+1. Well said.
Thanks. I have respect for a Vice President in a large corporation who provides leadership, the right pathway, and protects the interests of the people under him.
I also respect the guy who cuts my grass, because he pays attention to his work, does a great job on the edges, avoids my wife’s garden items, is reliable, dependable, flexible, and is a customer oriented type of guy who runs a family business.
I respect the person who writes software, and the person who cleans the bathroom.
I don’t respect the garbage collectors in my town, because they throw people’s trash cans on their lawn or in their driveway, instead of either standing them up or gently placing them on the ground so they don’t blow away.
The respect is about how much someone cares about what they do. If they do a good job and treat their customers well (VP treats employees under him as customers, municipal trash collectors treat the elderly guy in the run down house as THEIR customer) then they have my respect. Work is work.

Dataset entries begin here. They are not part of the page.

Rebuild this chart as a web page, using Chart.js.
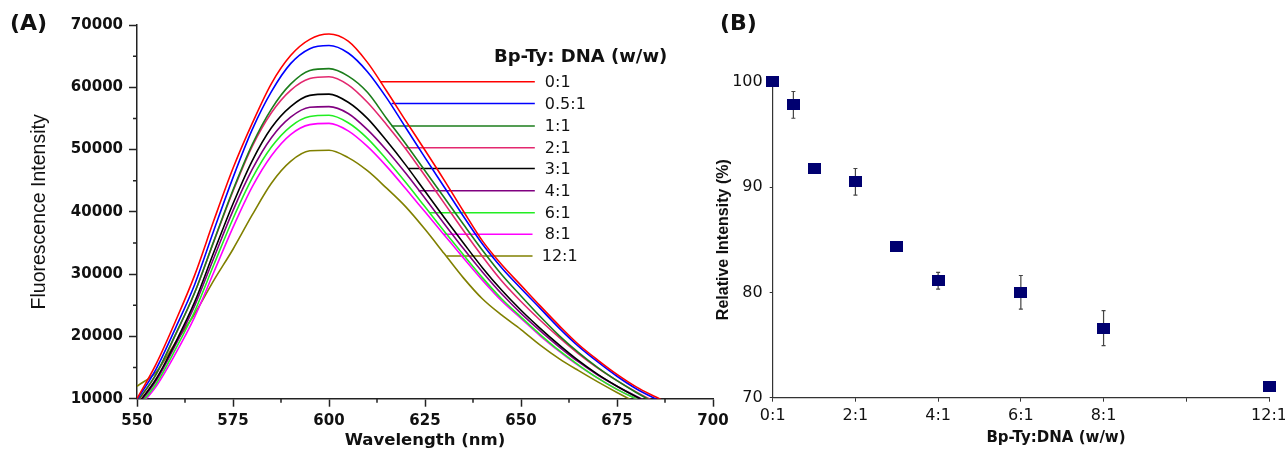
<!DOCTYPE html>
<html lang="en">
<head>
<meta charset="UTF-8">
<title>Bp-Ty : DNA fluorescence quenching</title>
<script src="https://cdn.jsdelivr.net/npm/chart.js"></script>
<style>
    body { margin: 0; background: #fff; }
    .wrap { position: relative; width: 1285px; height: 455px; overflow: hidden; }
    #boxA { position: absolute; left: 0; top: 0; width: 740px; height: 455px; }
    #boxB { position: absolute; left: 700px; top: 0; width: 600px; height: 455px; }
</style>
</head>
<body>
<div class="wrap">
    <div id="boxA"><canvas id="chartA"></canvas></div>
    <div id="boxB"><canvas id="chartB"></canvas></div>
</div>
<script>
// ---- panel A : emission spectra ----
const wavelength = [550, 555, 560, 565, 570, 575, 580, 585, 590, 595, 600, 605, 610, 615, 620,
                    625, 630, 635, 640, 645, 650, 655, 660, 665, 670, 675, 680, 685, 690];
const ratios = ['0:1', '0.5:1', '1:1', '2:1', '3:1', '4:1', '6:1', '8:1', '12:1'];
const colors = ['#ff0000', '#0000ff', '#1b7d1b', '#e3286f', '#000000', '#800080', '#22ee22', '#ff00ff', '#808000'];

const spec_0   = [10000, 15600, 22400, 29800, 38600, 47000, 54200, 60600, 65100, 67700, 68550, 67400, 64000, 59400, 54600, 49900, 45100, 40100, 35300, 31500, 28200, 24900, 21700, 18700, 16200, 13900, 11900, 10300, 8800];
const spec_05  = [9800, 14800, 21300, 28300, 37000, 45500, 53200, 59300, 63800, 66200, 66700, 65500, 62500, 58300, 53500, 48700, 44000, 39300, 34800, 31000, 27700, 24500, 21300, 18400, 15900, 13600, 11600, 10000, 8600];
const spec_1   = [9500, 14000, 20300, 27000, 35300, 43500, 50800, 56500, 60500, 62700, 63000, 61800, 59200, 55000, 50900, 46600, 42300, 38000, 33800, 29900, 26500, 23200, 20100, 17400, 15000, 12900, 11000, 9300, 7900];
const spec_2   = [9400, 13900, 20200, 27000, 35200, 43300, 50500, 55900, 59500, 61400, 61700, 60400, 57600, 54000, 50100, 45800, 41400, 37000, 32800, 28900, 25600, 22600, 19800, 17200, 14900, 12900, 11100, 9500, 8200];
const spec_3   = [9000, 13200, 19000, 25500, 33500, 41300, 48200, 53500, 56900, 58700, 58900, 57600, 55000, 51400, 47500, 43300, 39100, 35000, 31000, 27400, 24200, 21300, 18600, 16100, 13900, 12000, 10300, 8800, 7500];
const spec_4   = [8800, 12900, 18600, 24900, 32600, 40200, 46800, 51900, 55200, 56800, 56900, 55800, 53200, 49900, 46200, 42200, 38100, 34100, 30300, 26800, 23700, 20900, 18300, 15900, 13800, 12000, 10400, 8900, 7600];
const spec_6   = [8500, 12400, 17900, 24000, 31500, 38900, 45400, 50400, 53700, 55300, 55500, 54300, 51800, 48400, 44700, 40800, 36900, 33100, 29400, 26000, 23100, 20300, 17700, 15400, 13300, 11500, 10000, 8500, 7200];
const spec_8   = [8300, 12000, 17200, 23100, 30300, 37500, 44000, 49000, 52400, 54000, 54200, 53000, 50500, 47300, 43700, 40000, 36300, 32600, 29000, 25700, 22900, 20100, 17600, 15300, 13300, 11500, 10000, 8600, 7300];
const spec_12  = [12000, 14300, 19000, 23600, 29000, 34000, 39500, 44600, 48100, 49800, 49900, 48700, 46600, 43800, 40800, 37200, 33300, 29400, 26000, 23400, 21100, 18600, 16400, 14500, 12700, 11000, 9400, 8000, 6800];
const spectra = [spec_0, spec_05, spec_1, spec_2, spec_3, spec_4, spec_6, spec_8, spec_12];

// leader lines of the in-plot legend (nm, intensity)
const leaderFrom  = [613.3, 616.3, 616.3, 619.8, 620.7, 623.3, 626.3, 629.8, 630.6];
const leaderLevel = [60900, 57400, 53800, 50300, 46970, 43400, 39860, 36400, 32900];
const leaderTo    = [653.6, 653.6, 653.6, 653.6, 653.6, 653.6, 653.6, 653.0, 653.0];
const labelAt     = [656.2, 656.2, 656.2, 656.2, 656.2, 656.2, 656.2, 656.2, 655.4];

// ---- panel B : relative intensity ----
const ratioValue   = [0, 0.5, 1, 2, 3, 4, 6, 8, 12];
const relIntensity = [100, 97.8, 91.8, 90.5, 84.4, 81.1, 80.0, 76.6, 71.1];
const relError     = [0, 1.27, 0, 1.26, 0, 0.8, 1.6, 1.66, 0];
const ratioTicks   = { 0: '0:1', 2: '2:1', 4: '4:1', 6: '6:1', 8: '8:1', 10: '', 12: '12:1' };

const axisColor = '#222';
Chart.defaults.color = '#111';
Chart.defaults.animation = false;

const specDatasets = spectra.map((vals, i) => ({
    label: ratios[i],
    data: vals.map((v, j) => ({ x: wavelength[j], y: v })),
    borderColor: colors[i],
    borderWidth: 1.6,
    pointRadius: 0,
    cubicInterpolationMode: 'monotone'
}));
const leaderDatasets = ratios.map((r, i) => ({
    label: r + ' leader',
    data: [{ x: leaderFrom[i], y: leaderLevel[i] }, { x: leaderTo[i], y: leaderLevel[i] }],
    borderColor: colors[i],
    borderWidth: 1.5,
    pointRadius: 0
}));

const extrasA = {
    id: 'extrasA',
    afterDraw(chart) {
        const { ctx, chartArea: ca, scales: { x, y } } = chart;
        ctx.save();
        // minor ticks
        ctx.strokeStyle = axisColor;
        ctx.lineWidth = 1.5;
        ctx.beginPath();
        for (let v = 15000; v < 70000; v += 10000) {
            const py = y.getPixelForValue(v);
            ctx.moveTo(ca.left - 4, py); ctx.lineTo(ca.left, py);
        }
        for (let v = 562.5; v < 700; v += 25) {
            const px = x.getPixelForValue(v);
            ctx.moveTo(px, ca.bottom); ctx.lineTo(px, ca.bottom + 4);
        }
        ctx.stroke();
        // legend labels
        ctx.fillStyle = '#111';
        ctx.textBaseline = 'middle';
        ctx.font = '16px "DejaVu Sans"';
        ratios.forEach((r, i) => {
            ctx.fillText(r, x.getPixelForValue(labelAt[i]), y.getPixelForValue(leaderLevel[i]) + 1);
        });
        ctx.font = 'bold 18px "DejaVu Sans"';
        ctx.fillText('Bp-Ty: DNA (w/w)', 494, 57);
        ctx.font = 'bold 22px "DejaVu Sans"';
        ctx.fillText('(A)', 10, 24);
        ctx.restore();
    }
};

new Chart(document.getElementById('chartA'), {
    type: 'line',
    data: { datasets: specDatasets.concat(leaderDatasets) },
    options: {
        responsive: true,
        maintainAspectRatio: false,
        layout: { padding: { left: 0, top: 25, right: 27, bottom: 0 } },
        plugins: { legend: { display: false }, tooltip: { enabled: false } },
        scales: {
            x: {
                type: 'linear', min: 550, max: 700,
                afterFit: s => { s.height = 56.3; },
                ticks: { stepSize: 25, padding: 5, font: { family: 'DejaVu Sans', size: 15, weight: 'bold' }, maxRotation: 0 },
                grid: { drawOnChartArea: false, tickLength: 8, tickColor: axisColor, tickWidth: 1.5 },
                border: { color: axisColor, width: 1.5 },
                title: { display: true, text: 'Wavelength (nm)', padding: { bottom: 4 },
                         font: { family: 'DejaVu Sans', size: 16.5, weight: 'bold' } }
            },
            y: {
                min: 10000, max: 70000,
                afterFit: s => { s.width = 137; },
                ticks: { stepSize: 10000, padding: 6, callback: v => String(v),
                         font: { family: 'DejaVu Sans', size: 15, weight: 'bold' } },
                grid: { drawOnChartArea: false, tickLength: 8, tickColor: axisColor, tickWidth: 1.5 },
                border: { color: axisColor, width: 1.5 },
                title: { display: true, text: 'Fluorescence Intensity', padding: { top: 28 },
                         font: { family: 'Liberation Sans', size: 19.5 } }
            }
        }
    },
    plugins: [extrasA]
});

// ---- panel B ----
function squareMarker(w, h, color) {
    const c = document.createElement('canvas');
    c.width = w; c.height = h;
    const g = c.getContext('2d');
    g.fillStyle = color;
    g.fillRect(0, 0, w, h);
    return c;
}

const extrasB = {
    id: 'extrasB',
    beforeDatasetsDraw(chart) {
        const { ctx, scales: { x, y } } = chart;
        ctx.save();
        ctx.strokeStyle = '#444';
        ctx.lineWidth = 1.2;
        ctx.beginPath();
        ratioValue.forEach((r, i) => {
            if (!relError[i]) return;
            const px = x.getPixelForValue(r);
            const top = y.getPixelForValue(relIntensity[i] + relError[i]);
            const bot = y.getPixelForValue(relIntensity[i] - relError[i]);
            ctx.moveTo(px, top); ctx.lineTo(px, bot);
            ctx.moveTo(px - 2, top); ctx.lineTo(px + 2, top);
            ctx.moveTo(px - 2, bot); ctx.lineTo(px + 2, bot);
        });
        ctx.stroke();
        ctx.restore();
    },
    afterDraw(chart) {
        const { ctx } = chart;
        ctx.save();
        ctx.fillStyle = '#111';
        ctx.textBaseline = 'middle';
        ctx.font = 'bold 22px "DejaVu Sans"';
        ctx.fillText('(B)', 20, 24);
        ctx.font = 'bold 15px "DejaVu Sans"';
        ctx.textAlign = 'center';
        ctx.fillText('Bp-Ty:DNA (w/w)', 356, 438);
        ctx.restore();
    }
};

new Chart(document.getElementById('chartB'), {
    type: 'scatter',
    data: {
        datasets: [{
            label: 'Relative Intensity',
            data: ratioValue.map((r, i) => ({ x: r, y: relIntensity[i] })),
            pointStyle: squareMarker(13, 11, '#000070'),
            clip: false
        }]
    },
    options: {
        responsive: true,
        maintainAspectRatio: false,
        layout: { padding: { left: 0, top: 81.7, right: 31, bottom: 0 } },
        plugins: { legend: { display: false }, tooltip: { enabled: false } },
        scales: {
            x: {
                type: 'linear', min: 0, max: 12,
                afterFit: s => { s.height = 57.3; },
                ticks: { stepSize: 2, padding: 5, maxRotation: 0, callback: v => ratioTicks[v] ?? '',
                         font: { family: 'DejaVu Sans', size: 16 } },
                grid: { drawOnChartArea: false, tickLength: 4, tickColor: '#333' },
                border: { color: '#333', width: 1.2 },
                title: { display: false }
            },
            y: {
                min: 70, max: 100,
                afterFit: s => { s.width = 72.7; },
                ticks: { stepSize: 10, padding: 7, font: { family: 'DejaVu Sans', size: 16 } },
                grid: { drawOnChartArea: false, tickLength: 3, tickColor: '#333' },
                border: { color: '#333', width: 1.2 },
                title: { display: true, text: 'Relative Intensity (%)', padding: { top: 14.4 },
                         font: { family: 'Liberation Sans', size: 16, weight: 'bold' } }
            }
        }
    },
    plugins: [extrasB]
});
</script>
</body>
</html>
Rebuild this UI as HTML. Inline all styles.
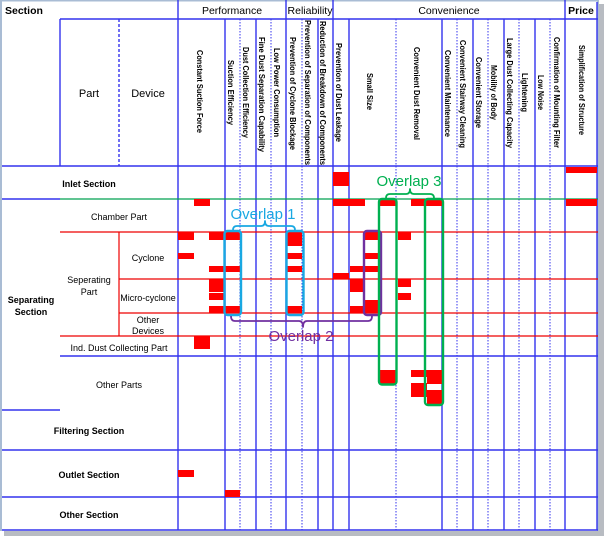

It always reminds me, when I do hear people speak disparagingly about someone who they see as doing a job that would be beneath them, the old joke about all the organs in the body that had an argument about who should be the boss.
The Brain said “I’m the obvious choice, I have the ability to orchestrate everything.”
The Heart said “How about me? How can people make moral decisions without me, and besides, I keep you all supplied with blood!”
The Stomach said “No, I should be the boss. Without me, you guys would wander around all the time undernourished thinking of your next meal.”
The Rectum spoke up and said “Why can’t I be...” and he was immediately shouted down, ridiculed and laughed at by all the other organs. So the rectum said, “Fine. You are all jerks. I am clamming up, and I am not going back to work until everyone apologizes to me.”
After three days without a rectum on the job, everyone voted to make the Asshole the Boss.